The Accord Coalition for inclusive schooling has welcomed the Church of England's encouragement of those in education to include “outsiders”, but has also urged it to take practical steps to make this a reality in its own policies and procedures.
The chair of the Accord Coalition, Rabbi Dr Jonathan Romain, said: "A major step forward - one that would both benefit society at large and show the Church was committed to equality - would be to discuss openly how the bar against non-Christians and non-Anglicans being admitted to state-funded Church of England schools affects children, parents and local communities."
He added: "Religion and discrimination are uncomfortable bed-fellows, and we need to find ways to end historic privileges and promote inclusivity."
The Church of England's Chief Education Officer, the Rev Jan Ainsworth, has today urged those involved in education to consider how they can “include an outsider” this Sunday, as part of the 2013 Education Sunday.
Education Sunday is an ecumenical and annual day of prayer and celebration for those engaged in education in England and Wales. Churches Together have provided new resources for Churches and education institutions wishing to mark the event.
Research from the Guardian in March 2012 showed that most faith schools in England admitted a smaller proportion of children in receipt of free schools meals (a Government indicator of deprivation) than lived in their respective local area.
At present faith schools, while mostly or wholly funded by the general taxpayer, are allowed by law to discriminate against non-adherents in admissions and employment.
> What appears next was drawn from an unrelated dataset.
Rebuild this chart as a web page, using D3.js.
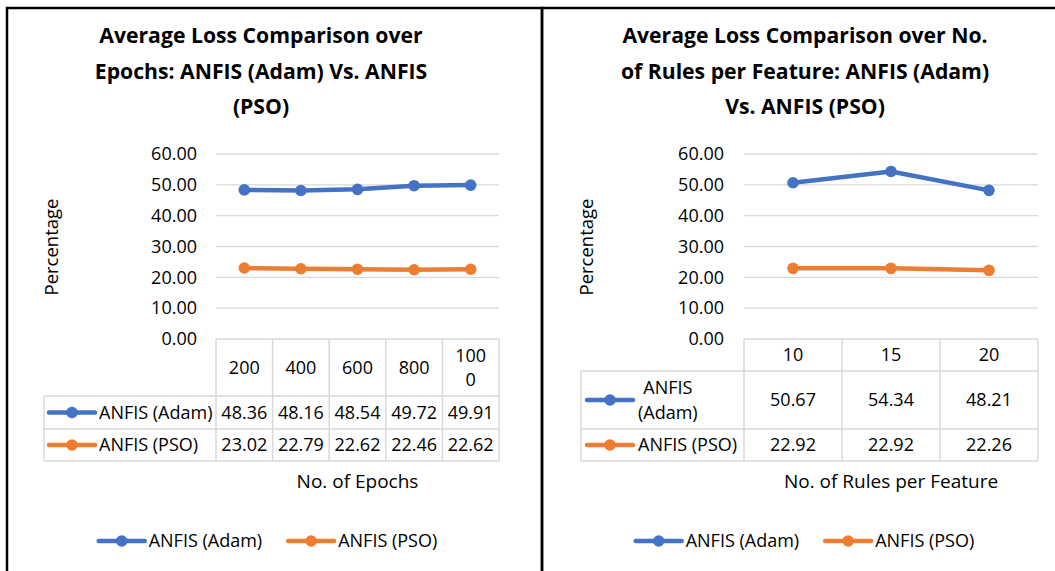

The Accord Coalition brings together a broad spectrum of both religious and non-religious opinion committed to reform which ensures that all publicly funded schools are open to all.
Simon Barrow, co-director of the religion and society thinktank Ekklesia, which is one of the founders of the Accord Coalition, commented: "The Church of England is right to say that education should pay particular attention to those who are excluded and marginalised in society. That is particularly true from a Christian perspective.
"However, the Church's current selective admissions policies work against what they are trying to achieve, and are seen by many, both within and beyond the Christian community, as running contrary to their core message.
"Now would be a good time for the Church of England Board of Education to enter a constructive dialogue over how to move its policies and practices decisively towards inclusion, in ways that benefit all children."